3 Painstaking Truths in Life & How to Overcome Them

 Adulting is hard. Growing up is difficult. We get a lot of advice that can lead to perfection paralysis or comparison, leaving us stuck or unfulfilled. Check out these tips on how to overcome unsolicited advice and still be a successful millennial.

I am a creative, but it took me a long time to realize and embrace this part of myself. When I was a little girl, I was constantly writing short stories and drawing. I loved it. Then fear kicked in and I stopped showing off my work. Fear has crippled me on and off for years. I would start painting, have a stack of finished or half finished work, that and decide to throw it away rather than display or show them off. I would start a blog, then stop after a month. I’ve been “working on” a book for the last nine years. I was terrified to have any of my work judged (heck if you go on The Confused Millennial’s Instagram page (formerly my personal page) you will barely see a single selfie out of fear of judgment!). Even in keeping up with this blog in it’s infancy, I am scared I will get writer’s block again and quit.

I think it’s normal to struggle with identifying as a creative when these spurts have happened so frequently (and infrequently) in my life.
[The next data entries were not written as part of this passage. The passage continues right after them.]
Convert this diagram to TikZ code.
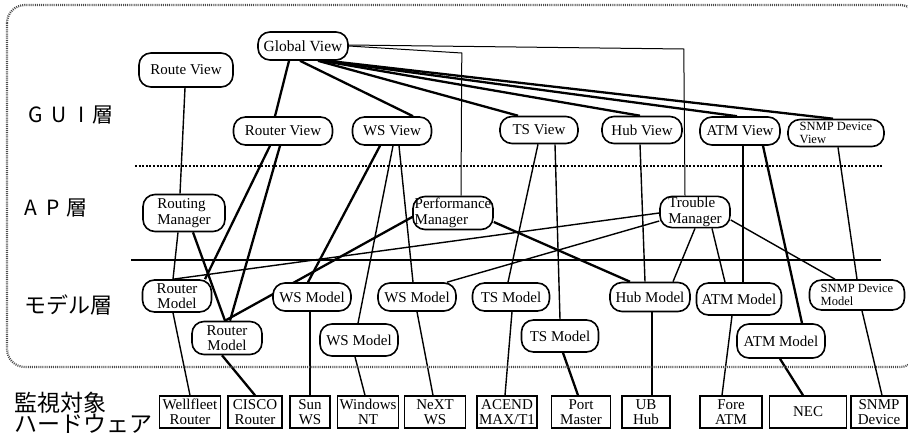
\documentclass[tikz,border=0pt]{standalone}
\usepackage{fontspec}
\setmainfont{Liberation Serif}
\newfontfamily\jpfont{Noto Sans CJK JP}
\pgfdeclarelayer{bg}
\pgfsetlayers{bg,main}

\begin{document}
\begin{tikzpicture}[
  x=1pt, y=-1pt,
  font=\fontsize{15}{15.5}\selectfont,
  view/.style={draw, line width=1.6pt, rounded corners=12pt, fill=white, inner sep=1pt, align=center},
  mgr/.style={view, align=left},
  small/.style={font=\fontsize{12.5}{13}\selectfont},
  hw/.style={draw, line width=1.4pt, fill=white, inner sep=1pt, align=center, minimum height=32pt},
  layer/.style={anchor=west, inner sep=0pt, font=\jpfont\fontsize{21}{21}\selectfont},
  frame/.style={line width=2.2pt, black!70, dash pattern=on 1pt off 1.1pt},
  link/.style={line width=1.4pt},
  heavy/.style={line width=2.3pt}
]
\useasboundingbox (0,0) rectangle (908,437);

\draw[frame, rounded corners=18pt] (7,5) rectangle (918,367);

\node[layer] (guil) at (28,115) {G\hspace{9pt}U\hspace{12pt}I\hspace{8pt}層};
\node[layer] (apl) at (24,208) {A\hspace{10pt}P\hspace{6pt}層};
\node[layer, font=\jpfont\fontsize{22}{22}\selectfont] (modell) at (24,305) {モデル層};
\node[layer, align=left, font=\jpfont\fontsize{23}{21}\selectfont] (hwl) at (14,413) {監視対象\\ハードウェア};

\node[view, minimum width=90pt, minimum height=28pt, font=\fontsize{15.5}{16}\selectfont] (gv) at (303,46) {Global View};
\node[view, minimum width=94pt, minimum height=34pt] (routev) at (186,70) {Route View};
\node[view, minimum width=99pt, minimum height=28pt] (routerv) at (283,131) {Router View};
\node[view, minimum width=79pt, minimum height=28pt] (wsv) at (392,131) {WS View};
\node[view, minimum width=78pt, minimum height=27pt] (tsv) at (539,130) {TS View};
\node[view, minimum width=80pt, minimum height=27pt] (hubv) at (642,130) {Hub View};
\node[view, minimum width=80pt, minimum height=28pt] (atmv) at (740,131) {ATM View};
\node[mgr, small, minimum width=96pt, minimum height=27pt] (snmpv) at (836,133) {SNMP Device\\View};

\node[mgr, minimum width=82pt, minimum height=37pt] (routingm) at (184,213) {Routing\\Manager};
\node[mgr, minimum width=80pt, minimum height=33pt] (perfm) at (453,213) {Performance\\Manager};
\node[mgr, minimum width=70pt, minimum height=30pt] (troublem) at (695,212) {Trouble\\Manager};

\node[view, minimum width=69pt, minimum height=32pt] (rtm1) at (177,296) {Router\\Model};
\node[view, minimum width=78pt, minimum height=28pt] (wsm1) at (312,297) {WS Model};
\node[view, minimum width=78pt, minimum height=28pt] (wsm2) at (417,297) {WS Model};
\node[view, minimum width=77pt, minimum height=28pt] (tsm1) at (511,297) {TS Model};
\node[view, minimum width=80pt, minimum height=29pt] (hubm) at (650,297) {Hub Model};
\node[view, minimum width=85pt, minimum height=32pt] (atmm1) at (739,299) {ATM Model};
\node[mgr, small, minimum width=95pt, minimum height=30pt] (snmpm) at (857,295) {SNMP Device\\Model};
\node[view, minimum width=70pt, minimum height=33pt] (rtm2) at (227,338) {Router\\Model};
\node[view, minimum width=78pt, minimum height=32pt] (wsm3) at (359,340) {WS Model};
\node[view, minimum width=77pt, minimum height=32pt] (tsm2) at (560,336) {TS Model};
\node[view, minimum width=88pt, minimum height=34pt] (atmm2) at (781,341) {ATM Model};

\node[hw, minimum width=61pt] (wellfleet) at (190,412) {Wellfleet\\Router};
\node[hw, minimum width=54pt] (cisco) at (255,412) {CISCO\\Router};
\node[hw, minimum width=40pt] (sunws) at (310,412) {Sun\\WS};
\node[hw, minimum width=61pt] (winnt) at (368,412) {Windows\\NT};
\node[hw, minimum width=61pt] (nextws) at (435,412) {NeXT\\WS};
\node[hw, minimum width=60pt] (acend) at (507,412) {ACEND\\MAX/T1};
\node[hw, minimum width=59pt] (portm) at (581,412) {Port\\Master};
\node[hw, minimum width=48pt] (ubhub) at (646,412) {UB\\Hub};
\node[hw, minimum width=62pt] (fore) at (731,412) {Fore\\ATM};
\node[hw, minimum width=77pt] (nec) at (808,412) {NEC};
\node[hw, minimum width=56pt] (snmpdev) at (879,412) {SNMP\\Device};

\begin{pgfonlayer}{bg}
\draw[line width=1.4pt, dash pattern=on 2pt off 1.6pt] (135,166) -- (883,166);
\draw[line width=1.3pt] (131,260) -- (881,260);

\draw[heavy] ([xshift=-14pt]gv.south) -- ([xshift=-8pt]routerv.north);
\draw[heavy] ([xshift=-3pt]gv.south) -- ([xshift=21pt]wsv.north);
\draw[heavy] ([xshift=15pt]gv.south) -- ([xshift=-21pt]tsv.north);
\draw[heavy] ([xshift=19pt]gv.south) -- ([xshift=-2pt]hubv.north);
\draw[heavy] ([xshift=22pt]gv.south) -- ([xshift=-3pt]atmv.north);
\draw[heavy] ([xshift=25pt]gv.south) -- ([xshift=-3pt]snmpv.north);
\draw[line width=1pt] (gv.east) -- ++(113,7) -- ([xshift=8pt]perfm.north);
\draw[line width=1pt] ([yshift=1pt]gv.east) -- ++(335,4) -- ([xshift=-10pt]troublem.north);

\draw[link] ([xshift=-1pt]routev.south) -- ([xshift=-4pt]routingm.north);
\draw[heavy] ([xshift=-13pt]routerv.south) -- ([xshift=28pt]rtm1.north);
\draw[heavy] ([xshift=-3pt]routerv.south) -- ([xshift=3pt]rtm2.north);
\draw[link] ([xshift=-6pt]routingm.south) -- ([xshift=-4pt]rtm1.north);
\draw[heavy] ([xshift=9pt]routingm.south) -- ([xshift=-2pt]rtm2.north);
\draw[heavy] ([xshift=-12pt]wsv.south) -- ([xshift=-4pt]wsm1.north);
\draw[link] ([xshift=1pt]wsv.south) -- ([xshift=-1pt]wsm3.north);
\draw[link] ([xshift=7pt]wsv.south) -- ([xshift=-4pt]wsm2.north);
\draw[heavy] ([yshift=-4pt]perfm.west) -- ([xshift=-2pt]rtm2.north);
\draw[heavy] ([yshift=-9pt]perfm.east) -- ([xshift=-20pt]hubm.north);
\draw[link] ([yshift=-1pt]troublem.west) -- ([xshift=-4pt]rtm1.north);
\draw[link] ([yshift=-9pt]troublem.west) -- ([xshift=30pt]wsm2.north);
\draw[link] (troublem.south) -- ([xshift=23pt]hubm.north);
\draw[link] ([xshift=17pt]troublem.south) -- ([xshift=-14pt]atmm1.north);
\draw[link] ([yshift=-8pt]troublem.east) -- ([xshift=-22pt]snmpm.north);
\draw[link] ([xshift=-1pt]tsv.south) -- ([xshift=-3pt]tsm1.north);
\draw[link] ([xshift=16pt]tsv.south) -- (tsm2.north);
\draw[link] ([xshift=-2pt]hubv.south) -- ([xshift=-5pt]hubm.north);
\draw[link] ([xshift=3pt]atmv.south) -- ([xshift=4pt]atmm1.north);
\draw[heavy] ([xshift=23pt]atmv.south) -- ([xshift=21pt]atmm2.north);
\draw[link] ([xshift=2pt]snmpv.south) -- (snmpm.north);

\draw[link] ([xshift=-4pt]rtm1.south) -- (wellfleet.north);
\draw[heavy] ([xshift=-5pt]rtm2.south) -- (cisco.north);
\draw[link] ([xshift=-2pt]wsm1.south) -- (sunws.north);
\draw[link] ([xshift=-4pt]wsm3.south) -- ([xshift=-3pt]winnt.north);
\draw[link] (wsm2.south) -- ([xshift=-2pt]nextws.north);
\draw[link] ([xshift=1pt]tsm1.south) -- ([xshift=-2pt]acend.north);
\draw[heavy] ([xshift=3pt]tsm2.south) -- ([xshift=-3pt]portm.north);
\draw[link] ([xshift=2pt]hubm.south) -- ([xshift=6pt]ubhub.north);
\draw[link] ([xshift=-7pt]atmm1.south) -- ([xshift=-9pt]fore.north);
\draw[heavy] ([xshift=-1pt]atmm2.south) -- ([xshift=-5pt]nec.north);
\draw[link] ([xshift=5pt]snmpm.south) -- ([xshift=3pt]snmpdev.north);
\end{pgfonlayer}
\end{tikzpicture}
\end{document}
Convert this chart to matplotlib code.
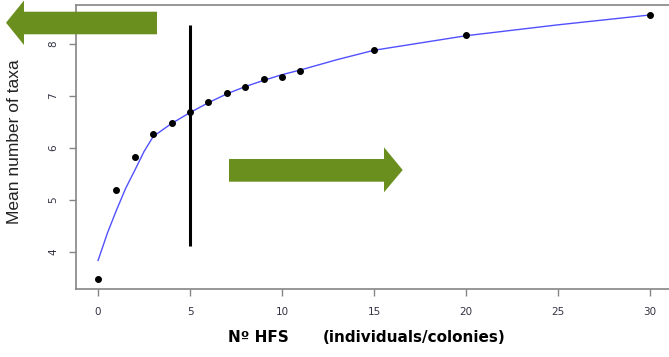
import matplotlib
matplotlib.use("Agg")
import matplotlib.pyplot as plt
from matplotlib.patches import Polygon

# observed mean number of taxa per number of HFS
n_hfs = [0, 1, 2, 3, 4, 5, 6, 7, 8, 9, 10, 11, 15, 20, 30]
mean_taxa = [3.48, 5.19, 5.83, 6.26, 6.48, 6.69, 6.88, 7.06, 7.18, 7.33, 7.36, 7.48, 7.88, 8.17, 8.56]

# fitted curve
fit_x = [0, 0.5, 1, 1.5, 2, 2.5, 3, 4, 5, 6, 7, 8, 9, 10, 11, 12, 13, 14, 15, 17.5, 20, 25, 30]
fit_y = [3.83, 4.35, 4.80, 5.22, 5.57, 5.93, 6.22, 6.47, 6.68, 6.87, 7.04, 7.18, 7.30, 7.41,
         7.50, 7.60, 7.70, 7.79, 7.88, 8.02, 8.16, 8.37, 8.56]

# threshold marker
cut_x = 5
cut_lo, cut_hi = 4.1, 8.37

W, H = 669, 357
fig = plt.figure(figsize=(W / 100, H / 100), dpi=100)
ax = fig.add_axes([76 / W, 1 - 289 / H, (672 - 76) / W, (289 - 4.6) / H])

ax.plot(fit_x, fit_y, color="#5050ff", lw=1.0, zorder=2)
ax.plot(n_hfs, mean_taxa, "o", color="black", ms=4, zorder=3)
ax.vlines(cut_x, cut_lo, cut_hi, color="black", lw=2.2, zorder=4)

ax.set_xlim(-1.2, 31.2)
ax.set_ylim(3.28, 8.76)
ax.set_xticks([0, 5, 10, 15, 20, 25, 30])
ax.set_yticks([4, 5, 6, 7, 8])

for s in ax.spines.values():
    s.set_color("#858585")
    s.set_linewidth(1.2)
ax.spines["right"].set_visible(False)
ax.tick_params(colors="#858585", length=5, width=1, labelcolor="#333344", labelsize=7.5, pad=8)
for lab in ax.get_yticklabels():
    lab.set_rotation(90)
    lab.set_va("center")

fig.text(15 / W, 1 - 142 / H, "Mean number of taxa", rotation=90, ha="center", va="center",
         fontsize=12.5, family="Liberation Sans", color="#222222")
fig.text(228 / W, 1 - 338 / H, "Nº HFS", ha="left", va="center",
         fontsize=11, fontweight="bold", family="DejaVu Sans", color="black")
fig.text(323 / W, 1 - 338 / H, "(individuals/colonies)", ha="left", va="center",
         fontsize=11, fontweight="bold", family="DejaVu Sans", color="black")

# decorative arrows (pixel coords)
green = "#6b8f1f"
left_arrow = [(157, 11.7), (24, 11.7), (24, 0.5), (6, 22.7), (24, 45), (24, 34.3), (157, 34.3)]
right_arrow = [(229, 159), (384, 159), (384, 147.3), (402.7, 170), (384, 192.3), (384, 181.7), (229, 181.7)]
for pts in (left_arrow, right_arrow):
    fig.patches.append(Polygon([(x / W, 1 - y / H) for x, y in pts], closed=True,
                               transform=fig.transFigure, facecolor=green, edgecolor="none", zorder=10))

fig.savefig("out.png", dpi=100)
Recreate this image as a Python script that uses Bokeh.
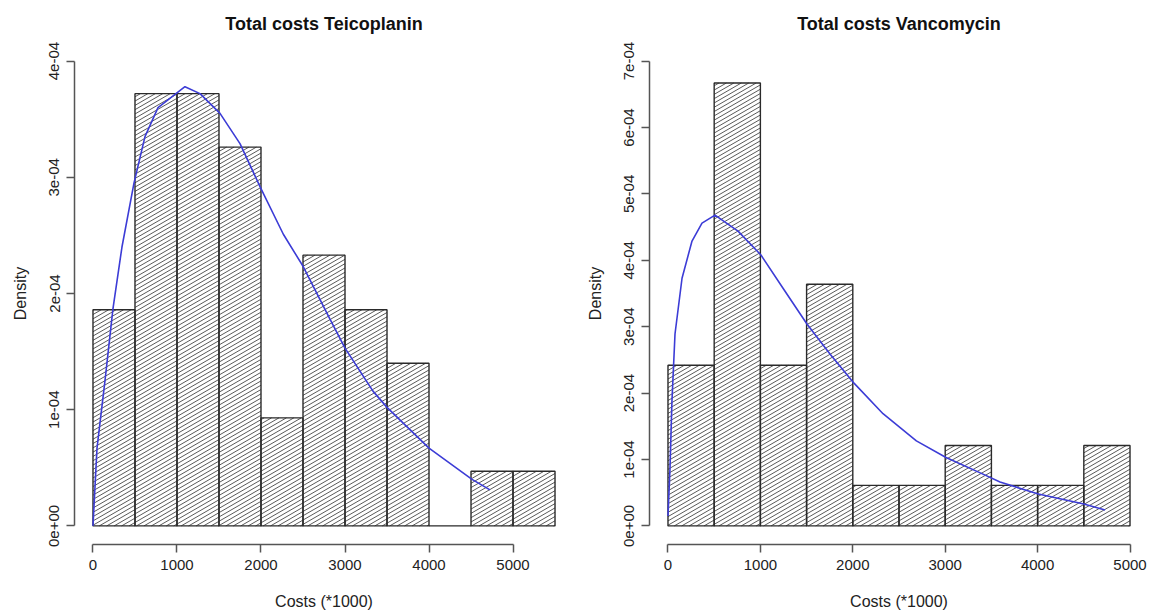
import math
from bokeh.plotting import figure
from bokeh.layouts import row
from bokeh.models import FixedTicker, Range1d, CustomJSTickFormatter, ColumnDataSource
from bokeh.embed import file_html
from bokeh.resources import INLINE

# ---------------- data ----------------
teico_breaks = [0, 500, 1000, 1500, 2000, 2500, 3000, 3500, 4000, 4500, 5000, 5500]
teico_density = [1.86e-4, 3.72e-4, 3.72e-4, 3.26e-4, 0.93e-4, 2.33e-4, 1.86e-4,
                 1.40e-4, 0.0, 0.47e-4, 0.47e-4]
teico_curve_x = [0, 48, 143, 238, 345, 488, 619, 774, 1095, 1274, 1512, 1750, 1988,
                 2266, 2504, 2821, 3000, 3333, 3500, 4000, 4512, 4726]
teico_curve_y = [0.0, 0.67e-4, 1.25e-4, 1.87e-4, 2.40e-4, 2.95e-4, 3.35e-4, 3.60e-4,
                 3.78e-4, 3.72e-4, 3.55e-4, 3.29e-4, 2.92e-4, 2.51e-4, 2.23e-4, 1.78e-4,
                 1.53e-4, 1.16e-4, 1.02e-4, 0.67e-4, 0.40e-4, 0.31e-4]

vanco_breaks = [0, 500, 1000, 1500, 2000, 2500, 3000, 3500, 4000, 4500, 5000]
vanco_density = [2.42e-4, 6.67e-4, 2.42e-4, 3.64e-4, 0.61e-4, 0.61e-4, 1.21e-4,
                 0.61e-4, 0.61e-4, 1.21e-4]
vanco_curve_x = [0, 22, 43, 76, 152, 260, 368, 509, 758, 1006, 1245, 1504, 1753, 2013,
                 2327, 2688, 3009, 3409, 3593, 4008, 4500, 4730]
vanco_curve_y = [0.15e-4, 0.87e-4, 1.88e-4, 2.89e-4, 3.73e-4, 4.29e-4, 4.56e-4, 4.68e-4,
                 4.44e-4, 4.08e-4, 3.58e-4, 3.04e-4, 2.59e-4, 2.15e-4, 1.69e-4, 1.28e-4,
                 1.03e-4, 0.78e-4, 0.66e-4, 0.48e-4, 0.33e-4, 0.24e-4]

x_ticks = [0, 1000, 2000, 3000, 4000, 5000]
x_tick_labels = ["0", "1000", "2000", "3000", "4000", "5000"]
teico_y_ticks = [0, 1e-4, 2e-4, 3e-4, 4e-4]
teico_y_labels = ["0e+00", "1e-04", "2e-04", "3e-04", "4e-04"]
vanco_y_ticks = [0, 1e-4, 2e-4, 3e-4, 4e-4, 5e-4, 6e-4, 7e-4]
vanco_y_labels = ["0e+00", "1e-04", "2e-04", "3e-04", "4e-04", "5e-04", "6e-04", "7e-04"]

titles = ["Total costs Teicoplanin", "Total costs Vancomycin"]
x_label = "Costs (*1000)"
y_label = "Density"

FONT = "Liberation Sans"
FRAME_H = 502
FMT_CODE = """
for (let i = 0; i < tvals.length; i++) {
  if (Math.abs(tick - tvals[i]) < 1e-12) { return tlabels[i]; }
}
return "";
"""

# R-style shading: parallel lines at about 30 degrees on screen
SHADE_ANGLE = 30.0
SHADE_GAP = 4.3  # vertical gap between shading lines, screen pixels


def shading(breaks, dens, xr, yr, fw, fh):
    """Clip a family of slanted lines to each histogram bar (computed in screen space)."""
    sx = fw / (xr[1] - xr[0])
    sy = fh / (yr[1] - yr[0])
    m = math.tan(math.radians(SHADE_ANGLE))
    x0s, y0s, x1s, y1s = [], [], [], []
    for a, b, h in zip(breaks[:-1], breaks[1:], dens):
        if h <= 0:
            continue
        px0, px1 = (a - xr[0]) * sx, (b - xr[0]) * sx
        py0, py1 = (0 - yr[0]) * sy, (h - yr[0]) * sy
        kmin = math.ceil((py0 - m * px1) / SHADE_GAP)
        kmax = math.floor((py1 - m * px0) / SHADE_GAP)
        for k in range(kmin, kmax + 1):
            c = k * SHADE_GAP
            xa = max(px0, (py0 - c) / m)
            xb = min(px1, (py1 - c) / m)
            if xb - xa <= 0.05:
                continue
            x0s.append(xr[0] + xa / sx)
            x1s.append(xr[0] + xb / sx)
            y0s.append(yr[0] + (m * xa + c) / sy)
            y1s.append(yr[0] + (m * xb + c) / sy)
    return dict(x0=x0s, y0=y0s, x1=x1s, y1=y1s)


def panel(title, breaks, dens, cx, cy, xr, yr, yticks, ylabels, fw, left_border, right_border):
    p = figure(frame_width=fw, frame_height=FRAME_H,
               x_range=Range1d(*xr), y_range=Range1d(*yr),
               output_backend="svg", toolbar_location=None,
               min_border_left=left_border, min_border_right=right_border,
               min_border_top=42, min_border_bottom=66, title=title)
    p.outline_line_color = None
    p.grid.visible = False
    p.background_fill_color = "white"
    p.border_fill_color = "white"

    p.title.align = "center"
    p.title.text_font = FONT
    p.title.text_font_size = "18px"
    p.title.text_font_style = "bold"
    p.title.text_color = "#111111"
    p.title.standoff = 17

    src = ColumnDataSource(dict(left=breaks[:-1], right=breaks[1:],
                                top=dens, bottom=[0] * len(dens)))
    p.quad(left="left", right="right", top="top", bottom="bottom", source=src,
           fill_color="white", line_color=None)
    p.segment(x0="x0", y0="y0", x1="x1", y1="y1",
              source=ColumnDataSource(shading(breaks, dens, xr, yr, fw, FRAME_H)),
              line_color="#5a5a5a", line_width=1.0)
    p.quad(left="left", right="right", top="top", bottom="bottom", source=src,
           fill_color=None, line_color="#2a2a2a", line_width=1.4)
    p.line(cx, cy, line_color="#3c3cd6", line_width=1.6)

    for ax in (p.xaxis[0], p.yaxis[0]):
        ax.axis_line_color = "#555555"
        ax.axis_line_width = 1.5
        ax.major_tick_line_color = "#555555"
        ax.major_tick_line_width = 1.5
        ax.major_tick_out = 8
        ax.major_tick_in = 0
        ax.minor_tick_out = 0
        ax.minor_tick_in = 0
        ax.major_label_text_font = FONT
        ax.major_label_text_font_size = "15px"
        ax.major_label_text_color = "#222222"
        ax.axis_label_text_font = FONT
        ax.axis_label_text_font_size = "16px"
        ax.axis_label_text_font_style = "normal"
        ax.axis_label_text_color = "#222222"
        ax.major_label_standoff = 7

    xa = p.xaxis[0]
    xa.ticker = FixedTicker(ticks=x_ticks, minor_ticks=[])
    xa.formatter = CustomJSTickFormatter(args=dict(tvals=x_ticks, tlabels=x_tick_labels), code=FMT_CODE)
    xa.bounds = (x_ticks[0], x_ticks[-1])
    xa.axis_label = x_label
    xa.axis_label_standoff = 20

    ya = p.yaxis[0]
    ya.ticker = FixedTicker(ticks=yticks, minor_ticks=[])
    ya.formatter = CustomJSTickFormatter(args=dict(tvals=yticks, tlabels=ylabels), code=FMT_CODE)
    ya.bounds = (yticks[0], yticks[-1])
    ya.major_label_orientation = "vertical"
    ya.axis_label = y_label
    ya.axis_label_standoff = 18
    return p


p1 = panel(titles[0], teico_breaks, teico_density, teico_curve_x, teico_curve_y,
           (-220, 5720), (-0.16e-4, 4.16e-4), teico_y_ticks, teico_y_labels, 499, 74, 10)
p2 = panel(titles[1], vanco_breaks, vanco_density, vanco_curve_x, vanco_curve_y,
           (-200, 5200), (-0.28e-4, 7.28e-4), vanco_y_ticks, vanco_y_labels, 499, 66, 3)

layout = row(p1, p2)
open("out.html", "w").write(file_html(layout, INLINE))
I want to take a look at some of the best (and simultaneously worst) advice I have received (primarily for blogging and starting a business, but it holds true in most other areas of life as well):

Create a schedule and stick to it. This is some of the most common advice in life. Whether you are trying to start a business, job searching, or working out. In the blogging world, I often hear: “if you reader’s expect a new post every Monday, you better have one!” This advice actually stopped me from getting serious with blogging for years! It seemed like way too much pressure to commit to posting on certain days of the week forever. I was even more scared to commit to writing a “good” (read: perfect) post each week. I was so scared if there was a typo, or uninteresting topic, readers would never come back and that would be the end… This perfection paralysis ultimately led to insane writers block. It’s been over 2 years since my last attempt at starting a blog, and I think what has been so freeing with this blog, is that I am trying to embrace the typos and sub-par grammar at times. Sometimes I am so passionate about some of my posts, I barely get through an editing once-over before hitting “publish”… and that’s okay! I do agree with creating a schedule and sticking to it, but not every post needs to be pristine, today I challenge myself to get the post up, and if I need to edit it after, I do.

Know your audience. This is great advice whether you are launching a business or finding a career, but it can again, lead to perfection paralysis. I think part of the reason I’ve been attracted to working with millennials is that I understand the struggle, because it’s just as real for me, as it is for you. Sure, I know how to brand myself as an expert, but inside I don’t really feel any different than you… just figuring it out as I go trying to tame all my interests and passions. I think it’s important when starting a blog, or figuring out who your audience is, to know yourself above all else; otherwise you will get swallowed by the noise out there. When blogging, write to yourself. Would you be interested in the content you are putting out there? When job searching, look at your resume or interview responses and ask yourself “Would you be interested in the skill set you’re boasting to an employer?” Usually, we have a lot in common with our target audience, it’s why we are drawn to them.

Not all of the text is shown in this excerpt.